The waitress who served Sewnanan died in a car crash, said U.S.-based sources who did not want to be identified.
In addition, Fred Harpaul, who had dinner with Sewnanan, has dropped out of sight.
None of the sources interviewed said the reported death of the waitress, whose full name was not available, and the missing restaurant patron were tied to wrongdoing. But some sources speculated that Harpaul might have either fled or became a cooperating witness.
Harpaul has not been seen nor has he contacted his family for about three years, said his brother Parmand Harpaul.
In an interview in Port Mourant over the summer, Parmand Harpaul said he was with Sewnanan at the restaurant but left early. When he returned, Parmand Harpaul said, Sewnanan was on the ground either dead or unconscious.
Parmand Harpaul wouldn't say that Fred Harpaul poisoned Sewnanan but admitted that his conduct the day of the incident raised suspicion.
In particular, Parmand Harpaul said, his brother wanted him to stay longer at the restaurant, something in retrospect he indicated was aimed at implicating him in the poisoning.

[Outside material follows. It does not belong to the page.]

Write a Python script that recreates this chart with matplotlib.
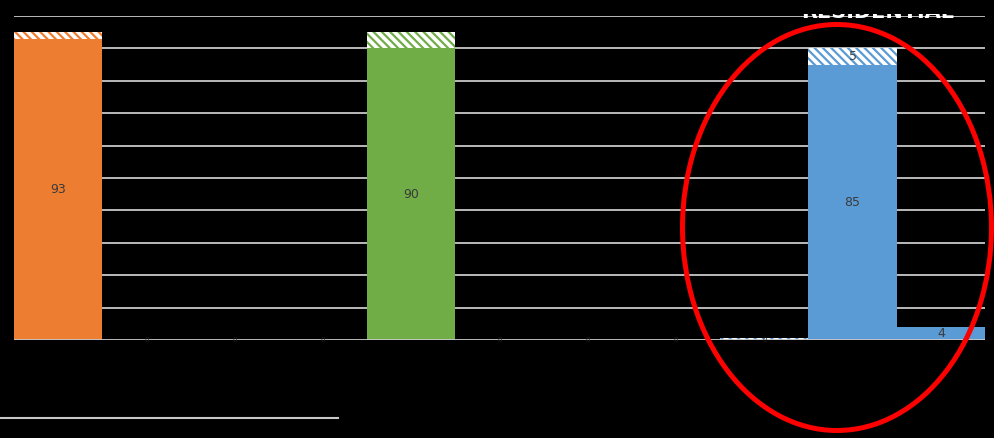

"My brother really wanted to tie me up," he said.
The third witness, Shivraj Pirtan, or "Sanjay," was found hanged about seven months after he saw the fatal shooting of Alfred Gobin in January 1996. Investigators said there was more than one insurance policy on Gobin's life.
Attorney Steve Zissou, who represents James, and Ephraim Savitt, who is defending Mallay, declined to comment. Assistant U.S. Attorneys Tracy Dayton and Peter Katz couldn't be reached for comment.